The duty of the reviewing court on administrative review is to determine whether the findings and decision of the agency are against the manifest weight of the evidence. (Sheff v. Board of Review (1984), 128 Ill. App. 3d 347, 470 N.E.2d 1044.) Further, factual findings and conclusions are held to be prima facie true and correct. (Ill. Rev. Stat. 1989, ch. 110, par. 3-110 (now 735 ILCS 5/3-110 (West 1992)).) However, “the same deference is not accorded with respect to legal questions such as the erroneous construction of a statute.” London v. Department of Employment Security (1988), 177 Ill. App. 3d 276, 279, 532 N.E.2d 294.

Thus, we must determine if the evidence justified the circuit court’s reversal of the board’s determination that plaintiff was discharged for misconduct.

In the instant case, the board found that plaintiff was ineligible for unemployment compensation based upon the finding that he was discharged for misconduct. Section 602(A) of the Unemployment Insurance Act (Act) defines misconduct as:

“the deliberate and willful violation of a reasonable rule or policy of the employing unit, governing the individual’s behavior in performance of his work, provided such violation has harmed the employing unit or other employees or has been repeated by the individual despite a warning or other explicit instruction from the employing unit.” (Ill. Rev. Stat. 1989, ch. 48, par. 432(A) (now 820 ILCS 405/602(A) (West 1992)).)

Further, the Act is to be liberally interpreted in order to protect individuals from severe economic insecurity arising from involuntary unemployment. Lipman v. Board of Review of the Department of Labor (1984), 123 Ill. App. 3d 176, 462 N.E.2d 798.

The statute requires that the disqualifying misconduct be in violation of a reasonable rule or policy of the employer. Further, there is no mandate in section 602(A) that such misconduct be in violation of a written rule. While there was no direct evidence that the company had an express policy prohibiting employees from taking company property for permanent personal use without permission, we find that any employer would obviously have such a policy unless a contrary policy is clearly presented. (See Meeks v. Department of Employment Security (1990), 208 Ill. App. 3d 579, 567 N.E.2d 481.) Implicit in the employment relationship is the understanding that employees do not steal from employers. Plaintiff’s claim that his employer had no policy against taking items without permission is further belied by plaintiff’s testimony that he could take items with permission and the fact that the employer had hired a Wells Fargo investigator, who reported that items were taken by plaintiff. In addition, plaintiff’s actions in taking the items after his supervisor left the department, placing them in his locker until the end of the work day and then taking them with him reveal that plaintiff's actions in taking his employer’s property were deliberate and further support plaintiff’s knowledge of a policy against taking company property for personal use.
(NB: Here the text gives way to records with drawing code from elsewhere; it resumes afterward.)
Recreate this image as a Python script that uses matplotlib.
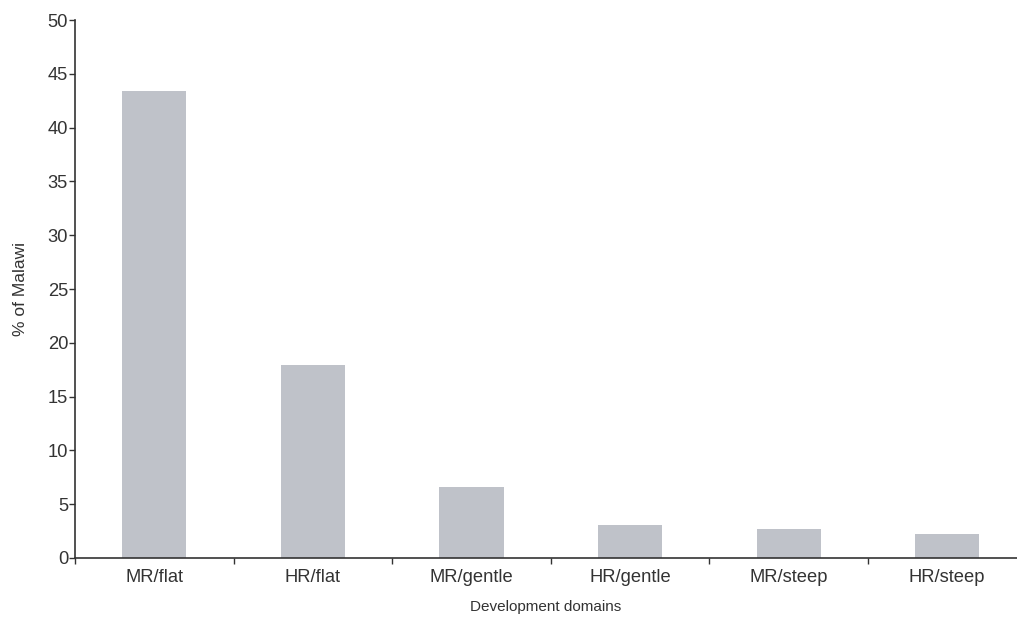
import matplotlib.pyplot as plt
import numpy as np

categories = ['MR/flat', 'HR/flat', 'MR/gentle', 'HR/gentle', 'MR/steep', 'HR/steep']
values = [43.4, 17.9, 6.6, 3.1, 2.7, 2.2]

plt.rcParams['font.family'] = ['Liberation Sans', 'DejaVu Sans']

fig = plt.figure(figsize=(10.17, 6.18), dpi=100)
ax = fig.add_axes([0.0737, 0.0971, 0.9263, 0.8705])

x = np.arange(len(categories))
ax.bar(x, values, width=0.405, color='#bfc2c9')

ax.set_xlim(-0.5, 5.44)
ax.set_ylim(0, 50)
ax.set_yticks(range(0, 51, 5))
ax.set_xticks(x)
ax.set_xticklabels(categories)
ax.set_xticks(np.arange(-0.5, 5.5, 1), minor=True)

for s in ['top', 'right']:
    ax.spines[s].set_visible(False)
for s in ['left', 'bottom']:
    ax.spines[s].set_color('#333333')
    ax.spines[s].set_linewidth(1.2)

ax.tick_params(axis='x', which='major', length=0, pad=8, labelsize=13.2, colors='#333333')
ax.tick_params(axis='x', which='minor', length=4, width=1, colors='#333333')
ax.tick_params(axis='y', length=4, width=1, pad=1, labelsize=13.2, colors='#333333')

ax.set_xlabel('Development domains', fontsize=11, color='#333333', labelpad=10)
ax.set_ylabel('% of Malawi', fontsize=12.5, color='#333333', labelpad=14)

fig.savefig('out.png', dpi=100)
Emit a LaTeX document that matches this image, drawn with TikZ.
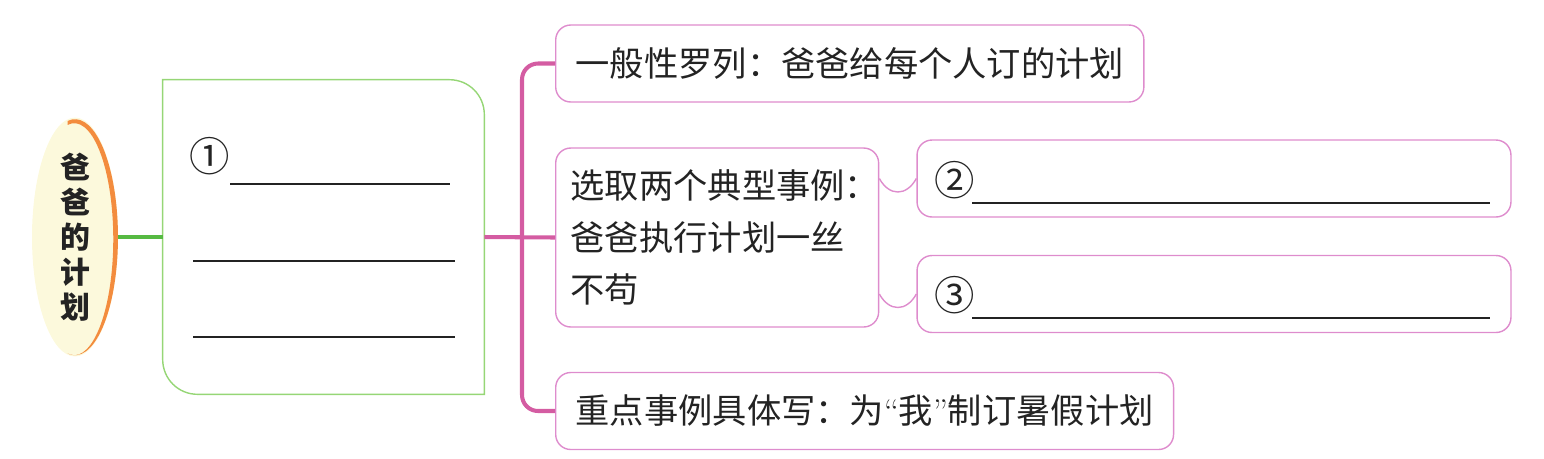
\documentclass[tikz,border=0pt]{standalone}
\usepackage{fontspec}
\newfontfamily\cjk{Noto Sans CJK SC}
\usetikzlibrary{shapes.geometric}
\definecolor{pinkline}{RGB}{222,140,205}
\definecolor{bracketpink}{RGB}{212,92,162}
\definecolor{leafgreen}{RGB}{150,214,118}
\definecolor{stemgreen}{RGB}{86,186,66}
\definecolor{ovalcream}{RGB}{252,249,220}
\definecolor{ovalrim}{RGB}{243,140,62}
\definecolor{ink}{RGB}{35,35,35}
\begin{document}
\begin{tikzpicture}[x=0.02cm,y=-0.02cm,every node/.style={font=\cjk\fontsize{19.5}{29.5}\selectfont,text=ink},
  plan/.style={draw=pinkline,line width=0.8pt,rounded corners=0.3cm,minimum height=1.54cm,inner xsep=0.4cm,anchor=west,align=left},
  blank/.style={draw=pinkline,line width=0.8pt,rounded corners=0.3cm,minimum width=11.88cm,minimum height=1.54cm},
  numbr/.style={font=\cjk\fontsize{23}{25}\selectfont},
  fillin/.style={ink,line width=1.2pt}]
% Dad's plan: outline of the essay
\useasboundingbox (0,0) rectangle (1544,458);
\node[ellipse,fill=ovalcream,minimum width=1.72cm,minimum height=4.72cm,inner sep=0pt,align=center,font=\cjk\bfseries\fontsize{17}{20}\selectfont] (dad) at (75,237) {爸\\爸\\的\\计\\划};
\fill[ovalrim] (67.5,121) arc[start angle=-100,end angle=100,x radius=43,y radius=118] arc[start angle=100,end angle=-100,x radius=39,y radius=116] -- cycle;
\node[minimum width=6.42cm,minimum height=6.28cm] (gbox) at (323.5,237) {};
\draw[leafgreen,line width=0.8pt] (gbox.north west) -- ([xshift=-0.7cm]gbox.north east) .. controls ([xshift=-0.31cm]gbox.north east) and ([yshift=-0.31cm]gbox.north east) .. ([yshift=-0.7cm]gbox.north east) -- (gbox.south east) -- ([xshift=0.7cm]gbox.south west) .. controls ([xshift=0.31cm]gbox.south west) and ([yshift=0.31cm]gbox.south west) .. ([yshift=0.7cm]gbox.south west) -- cycle;
\node[numbr] (n1) at (210,156) {①};
\draw[fillin] (230,184) -- (450,184);
\draw[fillin] (193,261) -- (455,261);
\draw[fillin] (193,337) -- (455,337);
\draw[stemgreen,line width=2.3pt] (dad.east) -- (dad.east -| gbox.west);
\node[plan] (general) at (555,63.5) {一般性罗列：爸爸给每个人订的计划};
\node[plan,minimum height=3.58cm,inner xsep=0.3cm] (typical) at (555,237.5) {选取两个典型事例：\kern-0.45em\\爸爸执行计划一丝\\不苟};
\node[plan] (focus) at (555,411) {重点事例具体写：为{\normalfont“}我{\normalfont”}制订暑假计划};
\node[blank] (two) at (1214,178.5) {};
\node[blank] (three) at (1214,294) {};
\node[numbr] (n2) at (955,180) {②};
\draw[fillin] (972,203) -- (1490,203);
\node[numbr] (n3) at (955,295) {③};
\draw[fillin] (972,318) -- (1490,318);
\coordinate (fork) at (522,237);
\draw[bracketpink,line width=2.3pt,rounded corners=0.32cm] (general.west) -| (fork) |- (focus.west);
\draw[bracketpink,line width=2.3pt] (gbox.east) -- (typical.west);
\draw[pinkline,line width=0.8pt] (typical.east |- two.west) .. controls +(10,18) and +(-10,18) .. (two.west);
\draw[pinkline,line width=0.8pt] (typical.east |- three.west) .. controls +(10,18) and +(-10,18) .. (three.west);
\end{tikzpicture}
\end{document}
It must also be established that the employer was harmed by plaintiff’s conduct. Plaintiff’s actions in taking these items and in telling Adams that he could take anything he wanted clearly affect the employer’s inventory of materials and costs. Thus, the determination of the circuit court was manifestly erroneous.

Based upon the preceding, the judgment of the circuit court is reversed.

Reversed.

McCORMICK, P.J., and SCARIANO, J., concur.